Direction
Each line containing the word "this" must be reported.
>> start Given data
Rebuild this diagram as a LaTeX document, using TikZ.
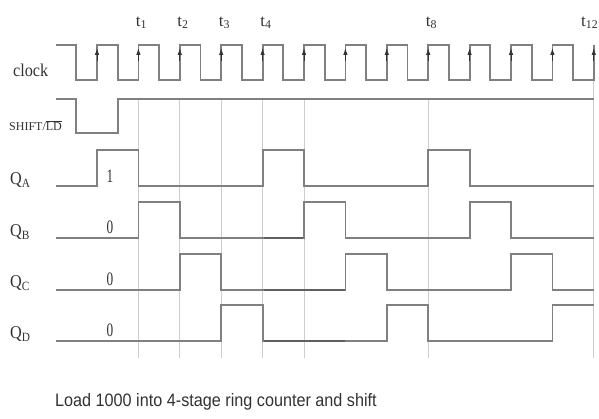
\documentclass[tikz,border=0pt]{standalone}
\usepackage{fontspec}
\setmainfont{Liberation Serif}
\newfontfamily\capfont{Liberation Sans}
\usetikzlibrary{arrows.meta}
\definecolor{wavegray}{RGB}{128,128,128}
\definecolor{wavedark}{RGB}{95,95,95}
\definecolor{gridgray}{RGB}{205,205,205}
\definecolor{txtgray}{RGB}{50,50,50}
\begin{document}
\begin{tikzpicture}[x=1pt,y=-1pt,
  wave/.style={draw=wavegray,line width=1.8pt,line join=miter},
  wavedk/.style={draw=wavedark,line width=1.8pt},
  gridline/.style={draw=gridgray,line width=0.8pt},
  edgearrow/.style={-{Latex[length=7pt,width=4.5pt]},draw=black!80,line width=0.9pt},
  lbl/.style={text=txtgray,inner sep=0pt,font=\fontsize{18}{18}\selectfont},
  tlbl/.style={text=txtgray,inner sep=0pt,font=\fontsize{17}{17}\selectfont,anchor=south},
  val/.style={text=txtgray,inner sep=0pt,font=\fontsize{19}{19}\selectfont}]
\useasboundingbox (0,0) rectangle (599,419);
\clip (0,0) rectangle (599,419);
% grid lines
\foreach \gx in {138.4,179.8,221.2,262.6,304,428.2}
  \draw[gridline] (\gx,99) -- (\gx,358);
\draw[gridline] (593.8,80) -- (593.8,358);
% clock
\draw[wave] (56,45) -- (76.3,45) -- (76.3,80)
  foreach \k in {0,...,11} { -- ({97+41.4*\k},80) -- ({97+41.4*\k},45) -- ({117.7+41.4*\k},45) -- ({117.7+41.4*\k},80) }
  -- (593.8,80) -- (593.8,45);
\foreach \k in {0,...,12}
  \draw[edgearrow] ({97+41.4*\k},61) -- ({97+41.4*\k},48);
% shift/load
\draw[wave] (56,99) -- (76.3,99) -- (76.3,133) -- (117.7,133) -- (117.7,99) -- (593.8,99);
% QA
\draw[wave] (56,186) -- (97,186) -- (97,150) -- (138.4,150) -- (138.4,186) -- (262.6,186) -- (262.6,150) -- (304,150) -- (304,186) -- (428.2,186) -- (428.2,150) -- (469.6,150) -- (469.6,186) -- (593.8,186);
% QB
\draw[wave] (56,238) -- (138.4,238) -- (138.4,202) -- (179.8,202) -- (179.8,238) -- (304,238) -- (304,202) -- (345.4,202) -- (345.4,238) -- (469.6,238) -- (469.6,202) -- (511,202) -- (511,238) -- (593.8,238);
% QC
\draw[wave] (56,290) -- (179.8,290) -- (179.8,254) -- (221.2,254) -- (221.2,290) -- (345.4,290) -- (345.4,254) -- (386.8,254) -- (386.8,290) -- (511,290) -- (511,254) -- (552.4,254) -- (552.4,290) -- (593.8,290);
% QD
\draw[wave] (56,341) -- (221.2,341) -- (221.2,305) -- (262.6,305) -- (262.6,341) -- (386.8,341) -- (386.8,305) -- (428.2,305) -- (428.2,341) -- (552.4,341) -- (552.4,305) -- (593.8,305);
% darker overlapping stretches
\draw[wavedk] (263.5,238) -- (303,238);
\draw[wavedk] (263.5,290) -- (344.5,290);
\draw[wavedk] (263.5,341) -- (344.5,341);
% t labels
\node[tlbl] (t1) at (141.5,29) {t\textsubscript{1}};
\node[tlbl] (t2) at (183,29) {t\textsubscript{2}};
\node[tlbl] (t3) at (224.5,29) {t\textsubscript{3}};
\node[tlbl] (t4) at (266,29) {t\textsubscript{4}};
\node[tlbl] (t8) at (431.5,29) {t\textsubscript{8}};
\node[tlbl,anchor=south east] (t12) at (598.5,29) {t\textsubscript{12}};
% signal labels
\node[lbl,anchor=west] (clk) at (13,70) {\scalebox{0.9}[1]{clock}};
\node[lbl,anchor=west,font=\fontsize{12}{12}\selectfont] (sh) at (9,126) {SHIFT/$\overline{\mbox{LD}}$};
\node[lbl,anchor=west] (qa) at (10,180) {\scalebox{0.9}[1]{Q\textsubscript{A}}};
\node[lbl,anchor=west] (qb) at (10,232) {\scalebox{0.9}[1]{Q\textsubscript{B}}};
\node[lbl,anchor=west] (qc) at (10,283) {\scalebox{0.9}[1]{Q\textsubscript{C}}};
\node[lbl,anchor=west] (qd) at (10,334) {\scalebox{0.9}[1]{Q\textsubscript{D}}};
% values
\node[val] (va) at (110,176) {\scalebox{0.7}[1]{1}};
\node[val] (vb) at (110,227) {\scalebox{0.7}[1]{0}};
\node[val] (vc) at (110,279) {\scalebox{0.7}[1]{0}};
\node[val] (vd) at (110,330) {\scalebox{0.7}[1]{0}};
% caption
\node[anchor=west,inner sep=0pt,text=txtgray] (cap) at (55,402) {\scalebox{0.9}[1]{\capfont\fontsize{18}{18}\selectfont Load 1000 into 4-stage ring counter and shift}};
\end{tikzpicture}
\end{document}
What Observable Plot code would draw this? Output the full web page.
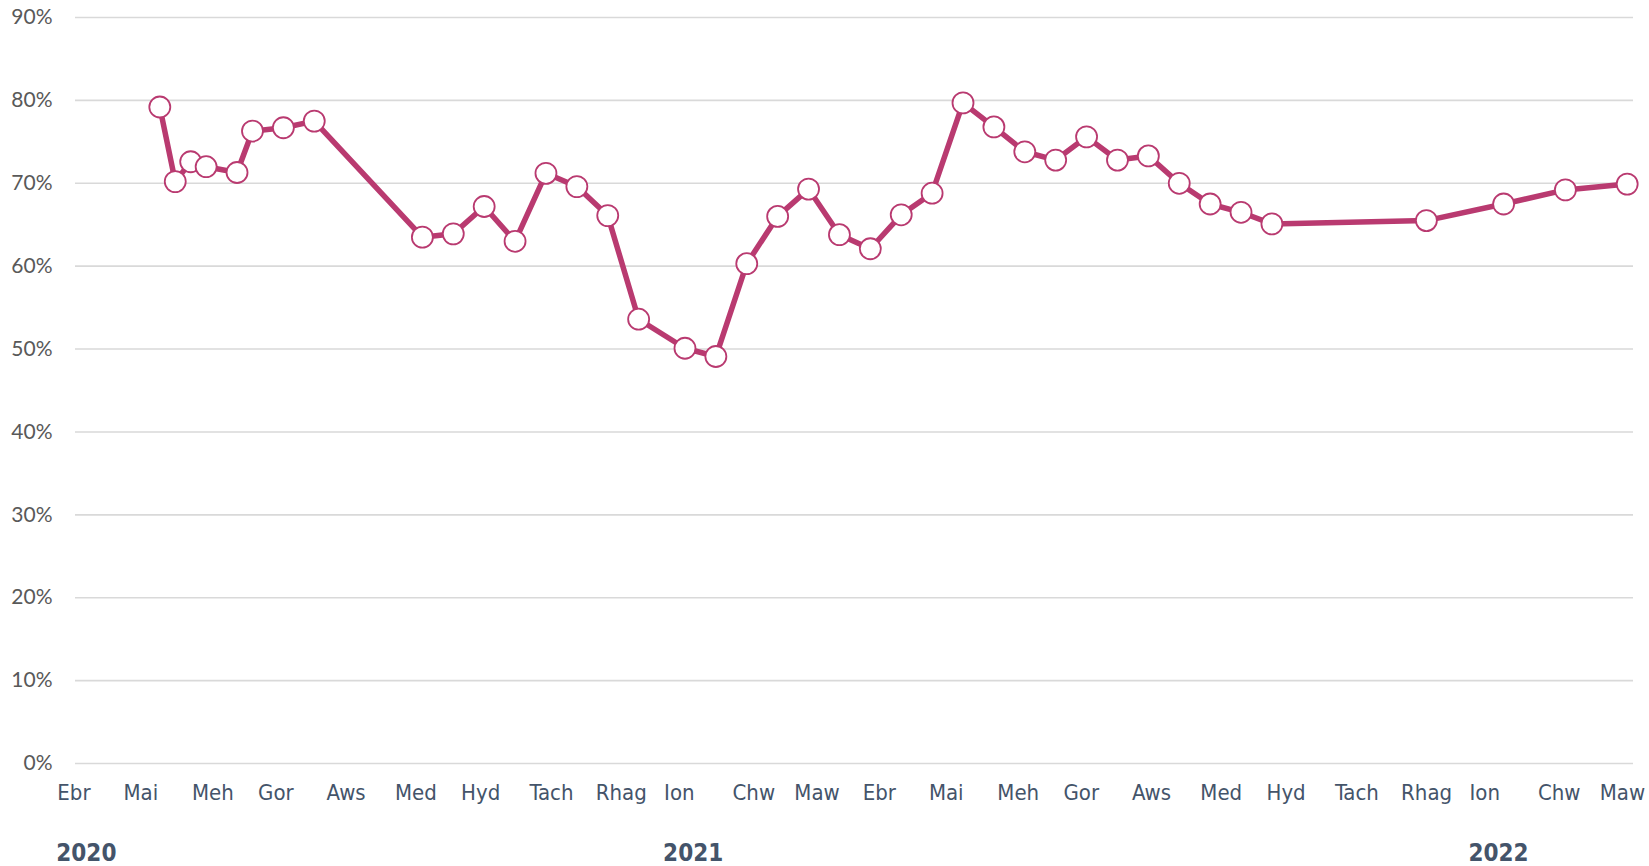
<!DOCTYPE html>
<html>
<head>
<meta charset="utf-8">
<script src="https://cdn.jsdelivr.net/npm/d3@7"></script>
<script src="https://cdn.jsdelivr.net/npm/@observablehq/plot@0.6"></script>
<style>
  html, body { margin: 0; padding: 0; background: #ffffff; }
  #chart svg { display: block; }
</style>
</head>
<body>
<div id="chart"></div>
<script>
// Survey dates (fortnightly, week ending) and share (%)
const dates = [
  "2020-05-17","2020-05-24","2020-05-31","2020-06-07","2020-06-21","2020-06-28","2020-07-12","2020-07-26",
  "2020-09-13","2020-09-27","2020-10-11","2020-10-25","2020-11-08","2020-11-22","2020-12-06","2020-12-20",
  "2021-01-10","2021-01-24","2021-02-07","2021-02-21","2021-03-07","2021-03-21","2021-04-04","2021-04-18",
  "2021-05-02","2021-05-16","2021-05-30","2021-06-13","2021-06-27","2021-07-11","2021-07-25","2021-08-08",
  "2021-08-22","2021-09-05","2021-09-19","2021-10-03","2021-12-12","2022-01-16","2022-02-13","2022-03-13"
];
const values = [
  79.2, 70.2, 72.6, 72.0, 71.3, 76.3, 76.7, 77.5,
  63.5, 63.9, 67.2, 63.0, 71.2, 69.6, 66.1, 53.6,
  50.1, 49.1, 60.3, 66.0, 69.3, 63.8, 62.1, 66.2,
  68.8, 79.7, 76.8, 73.8, 72.8, 75.6, 72.8, 73.3,
  70.0, 67.5, 66.5, 65.1, 65.5, 67.5, 69.2, 69.9
];
const monthNames = ["Ion","Chw","Maw","Ebr","Mai","Meh","Gor","Aws","Med","Hyd","Tach","Rhag"];
const monthTicks = [
  "2020-04-01","2020-05-01","2020-06-01","2020-07-01","2020-08-01","2020-09-01","2020-10-01","2020-11-01","2020-12-01",
  "2021-01-01","2021-02-01","2021-03-01","2021-04-01","2021-05-01","2021-06-01","2021-07-01","2021-08-01","2021-09-01",
  "2021-10-01","2021-11-01","2021-12-01","2022-01-01","2022-02-01","2022-03-01"
];
const yearTicks = ["2020-04-01","2021-01-01","2022-01-01"];
const yTicks = [0, 10, 20, 30, 40, 50, 60, 70, 80, 90];

const data = dates.map((d, i) => ({date: new Date(d), value: values[i]}));

const lineColor = "#B93A70";
const labelColor = "#44546A";
const monthFont = "'DejaVu Sans Condensed', 'DejaVu Sans', sans-serif";

const chart = Plot.plot({
  width: 1649,
  height: 866,
  marginLeft: 75,
  marginRight: 16,
  marginTop: 17,
  marginBottom: 103,
  style: {fontFamily: "Lato, 'Open Sans', sans-serif", background: "#ffffff", overflow: "visible"},
  x: {type: "utc", label: null, domain: [new Date("2020-04-08T19:00:00Z"), new Date("2022-03-15T20:40:00Z")]},
  y: {label: null, domain: [0, 90]},
  marks: [
    Plot.gridY(yTicks, {stroke: "#D9D9D9", strokeOpacity: 1, strokeWidth: 1.6}),
    Plot.axisY(yTicks, {
      label: null, tickSize: 0, tickPadding: 23, tickFormat: d => d + "%",
      fontSize: 21, fill: "#595959", fontFamily: "Lato, 'Open Sans', sans-serif"
    }),
    Plot.axisX(monthTicks.map(d => new Date(d)), {
      label: null, tickSize: 0, tickPadding: 21, textAnchor: "start", dx: -1,
      tickFormat: d => monthNames[d.getUTCMonth()],
      fontSize: 22, fill: labelColor, fontFamily: monthFont
    }),
    Plot.axisX(yearTicks.map(d => new Date(d)), {
      label: null, tickSize: 0, tickPadding: 80, textAnchor: "start", dx: -2,
      tickFormat: d => String(d.getUTCFullYear()),
      fontSize: 24, fontWeight: "bold", fill: labelColor, fontFamily: monthFont
    }),
    Plot.line(data, {x: "date", y: "value", stroke: lineColor, strokeWidth: 5.5, strokeLinejoin: "round", strokeLinecap: "round"}),
    Plot.dot(data, {x: "date", y: "value", r: 10.5, fill: "#ffffff", stroke: lineColor, strokeWidth: 1.8})
  ]
});
document.getElementById("chart").appendChild(chart);
</script>
</body>
</html>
>> end Given data
Written reply
Rebuild this diagram as a LaTeX document, using TikZ.
What Observable Plot code would draw this? Output the full web page.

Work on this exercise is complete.